Code that draws figures:
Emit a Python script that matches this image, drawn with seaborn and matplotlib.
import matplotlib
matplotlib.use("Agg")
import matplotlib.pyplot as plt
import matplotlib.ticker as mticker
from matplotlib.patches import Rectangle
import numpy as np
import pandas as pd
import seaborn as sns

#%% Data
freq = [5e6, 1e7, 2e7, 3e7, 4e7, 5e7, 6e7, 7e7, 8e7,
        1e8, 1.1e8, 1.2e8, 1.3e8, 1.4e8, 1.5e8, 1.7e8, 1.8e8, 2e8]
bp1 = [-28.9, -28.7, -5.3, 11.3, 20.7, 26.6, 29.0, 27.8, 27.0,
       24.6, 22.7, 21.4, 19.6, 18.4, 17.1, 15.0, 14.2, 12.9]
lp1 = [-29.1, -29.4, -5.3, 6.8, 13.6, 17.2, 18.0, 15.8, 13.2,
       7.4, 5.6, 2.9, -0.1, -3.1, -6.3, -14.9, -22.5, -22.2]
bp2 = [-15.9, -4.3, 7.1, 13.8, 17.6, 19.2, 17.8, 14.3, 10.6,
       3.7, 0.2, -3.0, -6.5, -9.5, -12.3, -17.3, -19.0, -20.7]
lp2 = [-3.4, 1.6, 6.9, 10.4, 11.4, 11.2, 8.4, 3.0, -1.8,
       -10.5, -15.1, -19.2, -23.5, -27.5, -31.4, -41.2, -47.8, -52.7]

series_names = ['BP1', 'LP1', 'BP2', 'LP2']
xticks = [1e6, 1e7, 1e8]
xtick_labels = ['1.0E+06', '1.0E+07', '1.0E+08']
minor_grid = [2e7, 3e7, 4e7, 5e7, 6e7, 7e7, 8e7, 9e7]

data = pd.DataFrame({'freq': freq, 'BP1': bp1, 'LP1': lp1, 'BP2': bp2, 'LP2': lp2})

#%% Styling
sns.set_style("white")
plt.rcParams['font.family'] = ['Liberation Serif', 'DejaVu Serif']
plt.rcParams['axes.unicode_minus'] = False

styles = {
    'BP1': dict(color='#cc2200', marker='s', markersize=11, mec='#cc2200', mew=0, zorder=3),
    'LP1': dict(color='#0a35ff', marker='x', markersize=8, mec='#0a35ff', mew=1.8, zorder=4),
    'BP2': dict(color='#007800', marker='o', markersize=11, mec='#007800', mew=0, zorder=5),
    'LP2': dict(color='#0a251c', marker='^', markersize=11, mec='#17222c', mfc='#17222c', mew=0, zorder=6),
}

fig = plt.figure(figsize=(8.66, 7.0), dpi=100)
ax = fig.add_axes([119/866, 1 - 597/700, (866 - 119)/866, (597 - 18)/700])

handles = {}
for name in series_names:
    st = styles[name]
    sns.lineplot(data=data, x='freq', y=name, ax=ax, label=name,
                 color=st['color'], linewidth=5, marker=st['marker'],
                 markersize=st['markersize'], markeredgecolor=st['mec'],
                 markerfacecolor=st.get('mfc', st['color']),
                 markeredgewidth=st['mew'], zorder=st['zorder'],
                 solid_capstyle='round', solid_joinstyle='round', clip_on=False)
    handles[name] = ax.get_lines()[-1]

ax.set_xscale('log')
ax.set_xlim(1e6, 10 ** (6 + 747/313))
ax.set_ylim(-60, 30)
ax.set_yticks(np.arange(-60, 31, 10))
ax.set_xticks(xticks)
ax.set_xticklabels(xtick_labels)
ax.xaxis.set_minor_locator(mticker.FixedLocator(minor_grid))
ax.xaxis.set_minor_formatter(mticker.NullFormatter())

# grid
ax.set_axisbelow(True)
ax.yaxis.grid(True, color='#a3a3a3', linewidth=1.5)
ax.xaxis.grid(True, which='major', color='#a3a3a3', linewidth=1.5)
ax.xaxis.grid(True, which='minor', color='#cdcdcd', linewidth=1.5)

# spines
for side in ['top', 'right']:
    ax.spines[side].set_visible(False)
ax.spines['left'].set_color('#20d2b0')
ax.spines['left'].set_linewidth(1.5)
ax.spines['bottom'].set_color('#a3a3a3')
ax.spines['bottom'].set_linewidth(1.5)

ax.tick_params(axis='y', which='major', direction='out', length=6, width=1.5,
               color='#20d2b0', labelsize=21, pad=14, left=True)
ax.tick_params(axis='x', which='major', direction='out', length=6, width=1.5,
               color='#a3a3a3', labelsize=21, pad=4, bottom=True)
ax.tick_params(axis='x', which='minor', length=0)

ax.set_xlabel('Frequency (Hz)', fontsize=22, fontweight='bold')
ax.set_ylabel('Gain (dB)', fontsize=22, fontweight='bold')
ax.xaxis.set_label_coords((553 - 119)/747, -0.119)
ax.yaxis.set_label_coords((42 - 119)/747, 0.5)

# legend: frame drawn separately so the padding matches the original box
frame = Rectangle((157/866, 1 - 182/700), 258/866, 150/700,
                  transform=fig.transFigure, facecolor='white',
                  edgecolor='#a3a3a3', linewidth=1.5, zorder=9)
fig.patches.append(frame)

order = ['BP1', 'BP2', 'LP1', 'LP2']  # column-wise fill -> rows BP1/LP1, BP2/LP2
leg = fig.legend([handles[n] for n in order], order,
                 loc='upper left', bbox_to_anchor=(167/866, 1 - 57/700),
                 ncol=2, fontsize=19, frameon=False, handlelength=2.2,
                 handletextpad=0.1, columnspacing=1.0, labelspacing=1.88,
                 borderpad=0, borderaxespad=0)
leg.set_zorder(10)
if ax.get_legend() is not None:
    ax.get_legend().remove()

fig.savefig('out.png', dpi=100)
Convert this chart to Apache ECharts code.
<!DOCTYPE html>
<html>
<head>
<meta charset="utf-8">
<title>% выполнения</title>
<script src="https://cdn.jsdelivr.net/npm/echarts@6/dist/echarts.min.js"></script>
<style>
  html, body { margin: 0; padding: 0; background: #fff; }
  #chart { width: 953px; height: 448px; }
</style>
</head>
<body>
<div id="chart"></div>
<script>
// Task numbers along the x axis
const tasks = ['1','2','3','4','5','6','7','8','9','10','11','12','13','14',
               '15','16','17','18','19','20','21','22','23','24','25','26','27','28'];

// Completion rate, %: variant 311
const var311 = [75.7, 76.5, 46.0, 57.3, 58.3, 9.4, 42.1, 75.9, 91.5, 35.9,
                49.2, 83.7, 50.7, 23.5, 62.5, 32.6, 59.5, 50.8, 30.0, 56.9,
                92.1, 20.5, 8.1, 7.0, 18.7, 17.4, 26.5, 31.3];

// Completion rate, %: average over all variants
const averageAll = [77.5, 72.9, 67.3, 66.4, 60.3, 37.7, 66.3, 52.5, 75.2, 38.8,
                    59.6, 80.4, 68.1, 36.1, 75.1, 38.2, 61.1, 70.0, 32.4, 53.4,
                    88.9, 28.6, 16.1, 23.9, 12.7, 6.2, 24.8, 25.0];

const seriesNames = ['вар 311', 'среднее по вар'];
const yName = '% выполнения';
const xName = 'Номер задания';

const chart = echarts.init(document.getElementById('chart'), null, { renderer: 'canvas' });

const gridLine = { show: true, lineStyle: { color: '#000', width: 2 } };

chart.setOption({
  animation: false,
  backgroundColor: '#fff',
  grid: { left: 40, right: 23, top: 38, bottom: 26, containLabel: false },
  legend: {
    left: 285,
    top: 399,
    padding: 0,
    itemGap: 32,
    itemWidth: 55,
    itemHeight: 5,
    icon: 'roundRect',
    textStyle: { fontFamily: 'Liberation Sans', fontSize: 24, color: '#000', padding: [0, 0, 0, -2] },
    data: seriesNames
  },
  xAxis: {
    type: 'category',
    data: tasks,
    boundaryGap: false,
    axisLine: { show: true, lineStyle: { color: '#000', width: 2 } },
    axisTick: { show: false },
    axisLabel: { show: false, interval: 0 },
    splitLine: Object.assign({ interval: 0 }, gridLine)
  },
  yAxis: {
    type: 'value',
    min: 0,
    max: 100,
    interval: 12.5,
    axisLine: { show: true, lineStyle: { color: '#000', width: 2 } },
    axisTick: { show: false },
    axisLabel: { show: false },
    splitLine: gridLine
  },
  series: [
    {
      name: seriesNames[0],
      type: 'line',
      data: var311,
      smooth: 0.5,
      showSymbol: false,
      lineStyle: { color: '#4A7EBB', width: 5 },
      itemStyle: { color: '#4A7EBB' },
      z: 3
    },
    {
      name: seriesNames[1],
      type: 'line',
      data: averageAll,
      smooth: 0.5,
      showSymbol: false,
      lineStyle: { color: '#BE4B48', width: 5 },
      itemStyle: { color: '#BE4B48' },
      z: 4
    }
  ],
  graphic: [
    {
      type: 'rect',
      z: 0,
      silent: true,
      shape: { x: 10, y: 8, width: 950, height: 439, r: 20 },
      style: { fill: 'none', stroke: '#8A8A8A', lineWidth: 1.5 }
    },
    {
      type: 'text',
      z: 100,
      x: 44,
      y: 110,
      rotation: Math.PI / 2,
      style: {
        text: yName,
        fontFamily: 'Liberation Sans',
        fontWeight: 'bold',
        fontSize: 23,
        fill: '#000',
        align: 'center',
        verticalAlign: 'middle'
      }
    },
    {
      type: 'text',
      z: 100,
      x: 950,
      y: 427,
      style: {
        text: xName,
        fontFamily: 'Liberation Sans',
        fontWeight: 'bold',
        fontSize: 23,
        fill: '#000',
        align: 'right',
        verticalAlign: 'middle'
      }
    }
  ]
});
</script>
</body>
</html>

- Your task
Begin with the first line of the records and reproduce each line as is, ending with the line that holds "import seaborn as sns".

- Result for this task
Emit a Python script that matches this image, drawn with seaborn and matplotlib.
import matplotlib
matplotlib.use("Agg")
import matplotlib.pyplot as plt
import matplotlib.ticker as mticker
from matplotlib.patches import Rectangle
import numpy as np
import pandas as pd
import seaborn as sns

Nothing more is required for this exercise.